Il mercato europeo, dopo alcuni anni con un incremento del 5% per il settore degli alimenti, ha visto una diminuzione del 5% nel 2012 e dell’8% nel 2013 e si prevede un’ulteriore perdita del 9% fra il 2013 e il 2018. Questa situazione è conseguente alla mancanza di una definizione europea dei termini “batteri probiotici” e “probiotici” che ha influito negativamente sulla Health Claims Regulation (HCR): in più di 400 applicazioni sottomesse all’EFSA, nessun probiotico ha avuto esito favorevole. Inoltre, dal 14 dicembre 2012 non è più permesso in Europa l’uso del termine.
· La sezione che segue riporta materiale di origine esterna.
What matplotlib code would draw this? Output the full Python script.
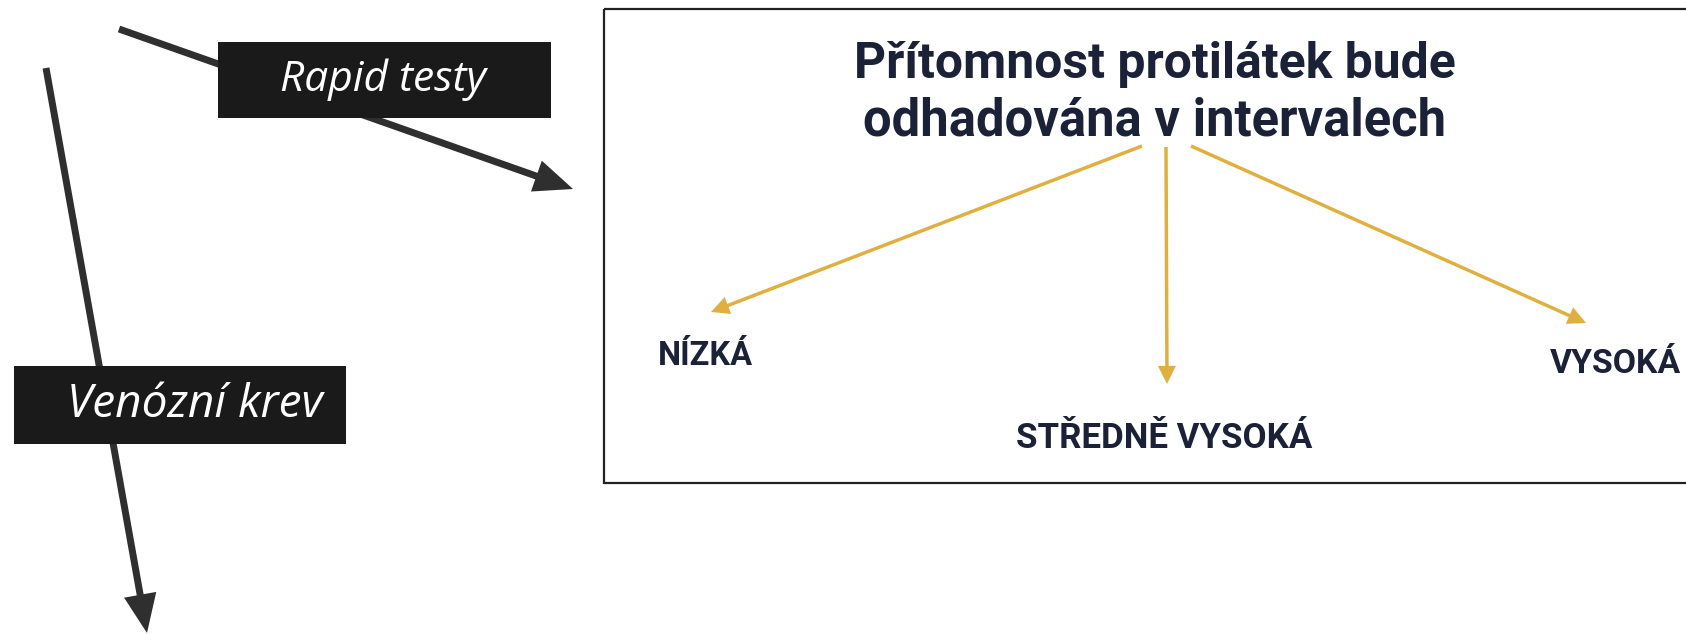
import matplotlib
matplotlib.use("Agg")
import matplotlib.pyplot as plt
from matplotlib.patches import Rectangle, FancyArrowPatch

# ---- content ----
source_labels = ["Rapid testy", "Venózní krev"]
title_lines = ["Přítomnost protilátek bude", "odhadována v intervalech"]
level_labels = ["NÍZKÁ", "STŘEDNĚ VYSOKÁ", "VYSOKÁ"]

W, H = 1686, 634
fig = plt.figure(figsize=(W / 100, H / 100), dpi=100)
ax = fig.add_axes([0, 0, 1, 1])
ax.set_xlim(0, W)
ax.set_ylim(H, 0)
ax.axis("off")

DARK = "#2f2f2f"
BOXC = "#1a1a1a"
NAVY = "#1b2238"
GOLD = "#dfb03f"
BOLD_FAM = ["Roboto", "Lato", "DejaVu Sans"]

# main frame (extends past the right edge)
ax.add_patch(Rectangle((604, 9), 1200, 474, fill=False, edgecolor="#222222",
                       linewidth=1.6, zorder=1))

def arrow(p0, p1, color, lw, hl, hw, z=2):
    a = FancyArrowPatch(p0, p1, arrowstyle=f"-|>,head_length={hl},head_width={hw}",
                        mutation_scale=10, color=color, linewidth=lw,
                        shrinkA=0, shrinkB=0, zorder=z, joinstyle="miter",
                        capstyle="butt")
    ax.add_patch(a)

# dark arrows
arrow((119, 29), (573, 189), DARK, 5.0, 1.9, 0.8)
arrow((46, 68), (147, 633), DARK, 5.0, 1.9, 0.8)

# label boxes
ax.add_patch(Rectangle((218, 42), 333, 76, facecolor=BOXC, edgecolor="none", zorder=3))
ax.add_patch(Rectangle((14, 366), 332, 78, facecolor=BOXC, edgecolor="none", zorder=3))

texts = []
def txt(x, y, s, width, **kw):
    t = ax.text(x, y, s, va="center", fontsize=20, **kw)
    if width:
        texts.append((t, width))
    return t

txt(383, 80, source_labels[0], 206, ha="center", color="white", style="italic",
    family="Open Sans", zorder=4)
txt(195, 405, source_labels[1], 256, ha="center", color="white", style="italic",
    family="Open Sans", zorder=4)

txt(1155, 64, title_lines[0], 600, ha="center", color=NAVY, weight="bold", family=BOLD_FAM)
txt(1155, 122, title_lines[1], 581, ha="center", color=NAVY, weight="bold", family=BOLD_FAM)

# gold arrows
arrow((1142, 146), (711, 312), GOLD, 2.5, 0.9, 0.45)
arrow((1166, 147), (1167, 384), GOLD, 2.5, 0.9, 0.45)
arrow((1191, 146), (1586, 323), GOLD, 2.5, 0.9, 0.45)

t_low = txt(705, 356, level_labels[0], 95, ha="center", color=NAVY, weight="bold", family=BOLD_FAM)
t_mid = txt(1164, 438, level_labels[1], 296, ha="center", color=NAVY, weight="bold", family=BOLD_FAM)
t_high = txt(1681, 364, level_labels[2], None, ha="right", color=NAVY, weight="bold", family=BOLD_FAM)

fig.canvas.draw()
r = fig.canvas.get_renderer()
for t, w in texts:
    bw = t.get_window_extent(r).width
    t.set_fontsize(t.get_fontsize() * w / bw)
t_high.set_fontsize(0.5 * (t_low.get_fontsize() + t_mid.get_fontsize()))

fig.savefig("out.png", dpi=100, facecolor="white")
Ci sono in effetti sul mercato, specie su quello degli integratori, moltissimi prodotti che spesso non rispettano i criteri minimi, come la definizione del ceppo, un’appropriata conta dei batteri vivi contenuti e della loro emivita e l’evidenza di una loro efficacia.

La International Scientific Association for Probiotics and Prebiotics ha recentemente pubblicato un consensus su questi aspetti, richiamando l’attenzione sul fatto che i diversi attori interessati devono avere un ruolo nella definizione dei probiotici67:

i ricercatori devono generare dati di alta qualità che possano avere un impatto positivo sulla salute;

l’industria deve chiedere e utilizzare prodotti di alta qualità e che garantiscano margini di guadagno con claim validati e comprensibili;

le autorità regolatorie devono proteggere i consumatori;

i consumatori devono pretendere informazioni credibili per prendere decisioni informate.

Conflitto di interessi: l’autore dichiara l’assenza di conflitto di interessi.